_What to do:_
Your copy of the material must match it exactly, except that pictures are dropped.

_Data block:_
'''
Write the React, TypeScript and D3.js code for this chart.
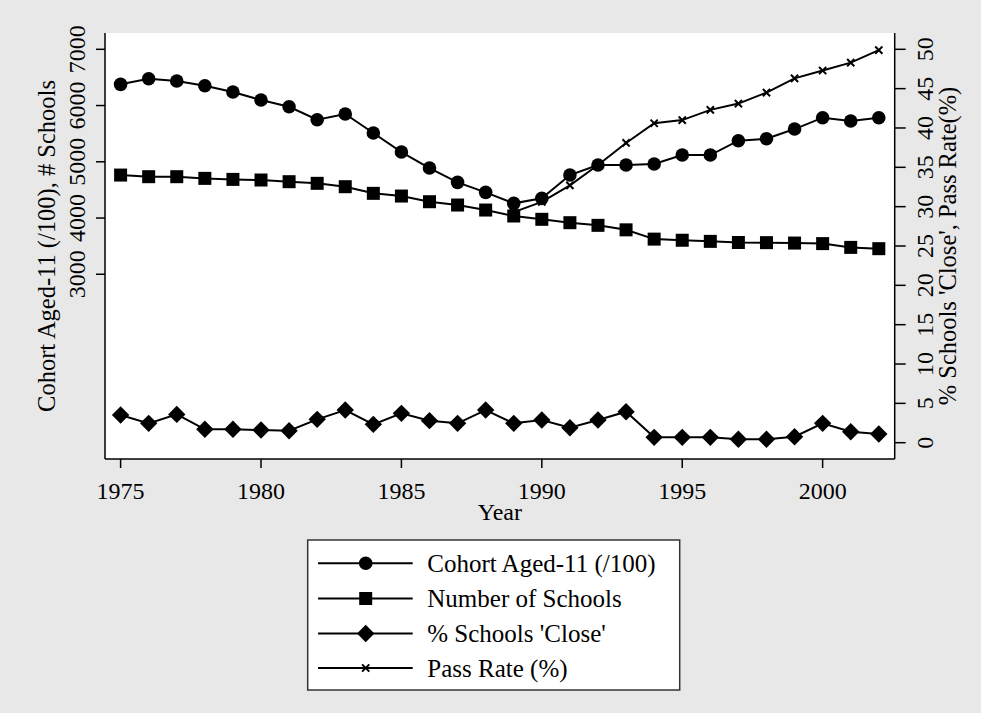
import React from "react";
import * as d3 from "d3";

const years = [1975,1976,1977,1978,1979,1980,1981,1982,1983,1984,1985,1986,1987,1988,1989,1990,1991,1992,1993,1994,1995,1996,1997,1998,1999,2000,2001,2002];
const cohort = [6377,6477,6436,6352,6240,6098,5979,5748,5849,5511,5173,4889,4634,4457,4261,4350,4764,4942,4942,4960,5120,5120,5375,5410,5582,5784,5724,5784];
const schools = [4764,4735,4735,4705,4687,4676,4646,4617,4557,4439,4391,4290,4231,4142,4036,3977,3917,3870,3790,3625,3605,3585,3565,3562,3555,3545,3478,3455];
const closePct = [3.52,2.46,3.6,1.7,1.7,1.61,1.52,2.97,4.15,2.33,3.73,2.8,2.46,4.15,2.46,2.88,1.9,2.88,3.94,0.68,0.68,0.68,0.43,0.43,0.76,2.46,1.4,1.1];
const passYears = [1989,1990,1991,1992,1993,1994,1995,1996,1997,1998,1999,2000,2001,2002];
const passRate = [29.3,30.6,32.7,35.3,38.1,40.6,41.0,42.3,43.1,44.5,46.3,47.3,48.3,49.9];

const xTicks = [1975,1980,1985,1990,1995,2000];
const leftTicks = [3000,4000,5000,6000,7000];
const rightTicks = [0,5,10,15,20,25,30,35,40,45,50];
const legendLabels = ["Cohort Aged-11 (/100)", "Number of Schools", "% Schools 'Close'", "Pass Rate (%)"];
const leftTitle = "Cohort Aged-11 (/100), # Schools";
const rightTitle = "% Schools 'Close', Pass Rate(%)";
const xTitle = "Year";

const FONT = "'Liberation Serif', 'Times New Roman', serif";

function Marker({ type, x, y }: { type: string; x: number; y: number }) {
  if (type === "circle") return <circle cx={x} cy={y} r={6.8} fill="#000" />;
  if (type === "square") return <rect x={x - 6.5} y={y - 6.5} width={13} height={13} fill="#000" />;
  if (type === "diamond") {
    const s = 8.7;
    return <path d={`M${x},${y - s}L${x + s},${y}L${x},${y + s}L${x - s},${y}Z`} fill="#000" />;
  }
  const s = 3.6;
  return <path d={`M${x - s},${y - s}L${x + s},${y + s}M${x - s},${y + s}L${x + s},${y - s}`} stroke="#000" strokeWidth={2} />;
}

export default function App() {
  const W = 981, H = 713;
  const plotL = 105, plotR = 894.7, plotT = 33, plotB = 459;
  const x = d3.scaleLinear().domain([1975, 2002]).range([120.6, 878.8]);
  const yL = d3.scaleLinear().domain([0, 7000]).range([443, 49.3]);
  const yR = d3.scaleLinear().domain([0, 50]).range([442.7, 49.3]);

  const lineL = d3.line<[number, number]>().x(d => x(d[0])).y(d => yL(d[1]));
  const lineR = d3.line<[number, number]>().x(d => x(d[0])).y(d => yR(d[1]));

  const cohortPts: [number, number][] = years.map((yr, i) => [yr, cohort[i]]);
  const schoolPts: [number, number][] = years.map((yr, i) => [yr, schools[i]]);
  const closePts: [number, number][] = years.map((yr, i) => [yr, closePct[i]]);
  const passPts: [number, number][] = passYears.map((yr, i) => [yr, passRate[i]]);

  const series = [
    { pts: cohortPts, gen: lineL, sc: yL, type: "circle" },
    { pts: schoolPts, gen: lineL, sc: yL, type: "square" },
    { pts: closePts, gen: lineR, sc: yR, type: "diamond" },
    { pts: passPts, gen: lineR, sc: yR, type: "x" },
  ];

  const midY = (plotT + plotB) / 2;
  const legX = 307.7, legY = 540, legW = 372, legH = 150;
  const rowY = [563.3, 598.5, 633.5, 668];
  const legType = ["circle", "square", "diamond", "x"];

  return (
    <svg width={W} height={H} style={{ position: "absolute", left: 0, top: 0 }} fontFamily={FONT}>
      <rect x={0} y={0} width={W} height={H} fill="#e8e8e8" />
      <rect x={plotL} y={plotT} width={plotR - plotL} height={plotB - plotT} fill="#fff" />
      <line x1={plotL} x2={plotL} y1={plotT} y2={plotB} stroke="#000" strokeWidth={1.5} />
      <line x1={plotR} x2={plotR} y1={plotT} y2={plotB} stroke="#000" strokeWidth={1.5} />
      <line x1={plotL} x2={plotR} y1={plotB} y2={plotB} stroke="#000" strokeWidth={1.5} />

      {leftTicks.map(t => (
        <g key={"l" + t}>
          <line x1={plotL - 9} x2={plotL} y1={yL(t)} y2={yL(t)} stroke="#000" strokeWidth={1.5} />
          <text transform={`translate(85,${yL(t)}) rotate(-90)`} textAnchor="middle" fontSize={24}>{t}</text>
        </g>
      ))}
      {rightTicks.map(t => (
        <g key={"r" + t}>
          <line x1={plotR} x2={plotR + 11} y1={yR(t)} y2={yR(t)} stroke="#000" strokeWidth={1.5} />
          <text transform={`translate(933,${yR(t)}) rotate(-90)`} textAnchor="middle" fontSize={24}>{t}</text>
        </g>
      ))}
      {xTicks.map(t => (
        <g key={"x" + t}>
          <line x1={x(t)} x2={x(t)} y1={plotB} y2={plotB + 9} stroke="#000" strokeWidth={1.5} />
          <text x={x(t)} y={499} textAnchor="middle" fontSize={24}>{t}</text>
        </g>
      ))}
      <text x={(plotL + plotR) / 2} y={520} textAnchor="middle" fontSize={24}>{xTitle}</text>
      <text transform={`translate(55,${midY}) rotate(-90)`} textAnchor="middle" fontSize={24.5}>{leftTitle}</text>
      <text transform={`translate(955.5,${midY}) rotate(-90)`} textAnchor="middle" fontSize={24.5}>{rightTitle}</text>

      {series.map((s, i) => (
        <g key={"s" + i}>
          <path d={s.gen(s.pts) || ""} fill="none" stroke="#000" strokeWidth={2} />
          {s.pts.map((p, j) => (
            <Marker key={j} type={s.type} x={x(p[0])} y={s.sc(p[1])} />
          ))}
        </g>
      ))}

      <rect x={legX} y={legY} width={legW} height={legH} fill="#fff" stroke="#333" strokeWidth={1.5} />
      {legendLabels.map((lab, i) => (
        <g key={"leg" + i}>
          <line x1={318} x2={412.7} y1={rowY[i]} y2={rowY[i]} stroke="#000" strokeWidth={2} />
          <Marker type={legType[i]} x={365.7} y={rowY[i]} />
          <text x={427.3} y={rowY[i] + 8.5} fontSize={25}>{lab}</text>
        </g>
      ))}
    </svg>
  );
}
'''
_Exercise answer:_
Write the React, TypeScript and D3.js code for this chart.
import React from "react";
import * as d3 from "d3";

const years = [1975,1976,1977,1978,1979,1980,1981,1982,1983,1984,1985,1986,1987,1988,1989,1990,1991,1992,1993,1994,1995,1996,1997,1998,1999,2000,2001,2002];
const cohort = [6377,6477,6436,6352,6240,6098,5979,5748,5849,5511,5173,4889,4634,4457,4261,4350,4764,4942,4942,4960,5120,5120,5375,5410,5582,5784,5724,5784];
const schools = [4764,4735,4735,4705,4687,4676,4646,4617,4557,4439,4391,4290,4231,4142,4036,3977,3917,3870,3790,3625,3605,3585,3565,3562,3555,3545,3478,3455];
const closePct = [3.52,2.46,3.6,1.7,1.7,1.61,1.52,2.97,4.15,2.33,3.73,2.8,2.46,4.15,2.46,2.88,1.9,2.88,3.94,0.68,0.68,0.68,0.43,0.43,0.76,2.46,1.4,1.1];
const passYears = [1989,1990,1991,1992,1993,1994,1995,1996,1997,1998,1999,2000,2001,2002];
const passRate = [29.3,30.6,32.7,35.3,38.1,40.6,41.0,42.3,43.1,44.5,46.3,47.3,48.3,49.9];

const xTicks = [1975,1980,1985,1990,1995,2000];
const leftTicks = [3000,4000,5000,6000,7000];
const rightTicks = [0,5,10,15,20,25,30,35,40,45,50];
const legendLabels = ["Cohort Aged-11 (/100)", "Number of Schools", "% Schools 'Close'", "Pass Rate (%)"];
const leftTitle = "Cohort Aged-11 (/100), # Schools";
const rightTitle = "% Schools 'Close', Pass Rate(%)";
const xTitle = "Year";

const FONT = "'Liberation Serif', 'Times New Roman', serif";

function Marker({ type, x, y }: { type: string; x: number; y: number }) {
  if (type === "circle") return <circle cx={x} cy={y} r={6.8} fill="#000" />;
  if (type === "square") return <rect x={x - 6.5} y={y - 6.5} width={13} height={13} fill="#000" />;
  if (type === "diamond") {
    const s = 8.7;
    return <path d={`M${x},${y - s}L${x + s},${y}L${x},${y + s}L${x - s},${y}Z`} fill="#000" />;
  }
  const s = 3.6;
  return <path d={`M${x - s},${y - s}L${x + s},${y + s}M${x - s},${y + s}L${x + s},${y - s}`} stroke="#000" strokeWidth={2} />;
}

export default function App() {
  const W = 981, H = 713;
  const plotL = 105, plotR = 894.7, plotT = 33, plotB = 459;
  const x = d3.scaleLinear().domain([1975, 2002]).range([120.6, 878.8]);
  const yL = d3.scaleLinear().domain([0, 7000]).range([443, 49.3]);
  const yR = d3.scaleLinear().domain([0, 50]).range([442.7, 49.3]);

  const lineL = d3.line<[number, number]>().x(d => x(d[0])).y(d => yL(d[1]));
  const lineR = d3.line<[number, number]>().x(d => x(d[0])).y(d => yR(d[1]));

  const cohortPts: [number, number][] = years.map((yr, i) => [yr, cohort[i]]);
  const schoolPts: [number, number][] = years.map((yr, i) => [yr, schools[i]]);
  const closePts: [number, number][] = years.map((yr, i) => [yr, closePct[i]]);
  const passPts: [number, number][] = passYears.map((yr, i) => [yr, passRate[i]]);

  const series = [
    { pts: cohortPts, gen: lineL, sc: yL, type: "circle" },
    { pts: schoolPts, gen: lineL, sc: yL, type: "square" },
    { pts: closePts, gen: lineR, sc: yR, type: "diamond" },
    { pts: passPts, gen: lineR, sc: yR, type: "x" },
  ];

  const midY = (plotT + plotB) / 2;
  const legX = 307.7, legY = 540, legW = 372, legH = 150;
  const rowY = [563.3, 598.5, 633.5, 668];
  const legType = ["circle", "square", "diamond", "x"];

  return (
    <svg width={W} height={H} style={{ position: "absolute", left: 0, top: 0 }} fontFamily={FONT}>
      <rect x={0} y={0} width={W} height={H} fill="#e8e8e8" />
      <rect x={plotL} y={plotT} width={plotR - plotL} height={plotB - plotT} fill="#fff" />
      <line x1={plotL} x2={plotL} y1={plotT} y2={plotB} stroke="#000" strokeWidth={1.5} />
      <line x1={plotR} x2={plotR} y1={plotT} y2={plotB} stroke="#000" strokeWidth={1.5} />
      <line x1={plotL} x2={plotR} y1={plotB} y2={plotB} stroke="#000" strokeWidth={1.5} />

      {leftTicks.map(t => (
        <g key={"l" + t}>
          <line x1={plotL - 9} x2={plotL} y1={yL(t)} y2={yL(t)} stroke="#000" strokeWidth={1.5} />
          <text transform={`translate(85,${yL(t)}) rotate(-90)`} textAnchor="middle" fontSize={24}>{t}</text>
        </g>
      ))}
      {rightTicks.map(t => (
        <g key={"r" + t}>
          <line x1={plotR} x2={plotR + 11} y1={yR(t)} y2={yR(t)} stroke="#000" strokeWidth={1.5} />
          <text transform={`translate(933,${yR(t)}) rotate(-90)`} textAnchor="middle" fontSize={24}>{t}</text>
        </g>
      ))}
      {xTicks.map(t => (
        <g key={"x" + t}>
          <line x1={x(t)} x2={x(t)} y1={plotB} y2={plotB + 9} stroke="#000" strokeWidth={1.5} />
          <text x={x(t)} y={499} textAnchor="middle" fontSize={24}>{t}</text>
        </g>
      ))}
      <text x={(plotL + plotR) / 2} y={520} textAnchor="middle" fontSize={24}>{xTitle}</text>
      <text transform={`translate(55,${midY}) rotate(-90)`} textAnchor="middle" fontSize={24.5}>{leftTitle}</text>
      <text transform={`translate(955.5,${midY}) rotate(-90)`} textAnchor="middle" fontSize={24.5}>{rightTitle}</text>

      {series.map((s, i) => (
        <g key={"s" + i}>
          <path d={s.gen(s.pts) || ""} fill="none" stroke="#000" strokeWidth={2} />
          {s.pts.map((p, j) => (
            <Marker key={j} type={s.type} x={x(p[0])} y={s.sc(p[1])} />
          ))}
        </g>
      ))}

      <rect x={legX} y={legY} width={legW} height={legH} fill="#fff" stroke="#333" strokeWidth={1.5} />
      {legendLabels.map((lab, i) => (
        <g key={"leg" + i}>
          <line x1={318} x2={412.7} y1={rowY[i]} y2={rowY[i]} stroke="#000" strokeWidth={2} />
          <Marker type={legType[i]} x={365.7} y={rowY[i]} />
          <text x={427.3} y={rowY[i] + 8.5} fontSize={25}>{lab}</text>
        </g>
      ))}
    </svg>
  );
}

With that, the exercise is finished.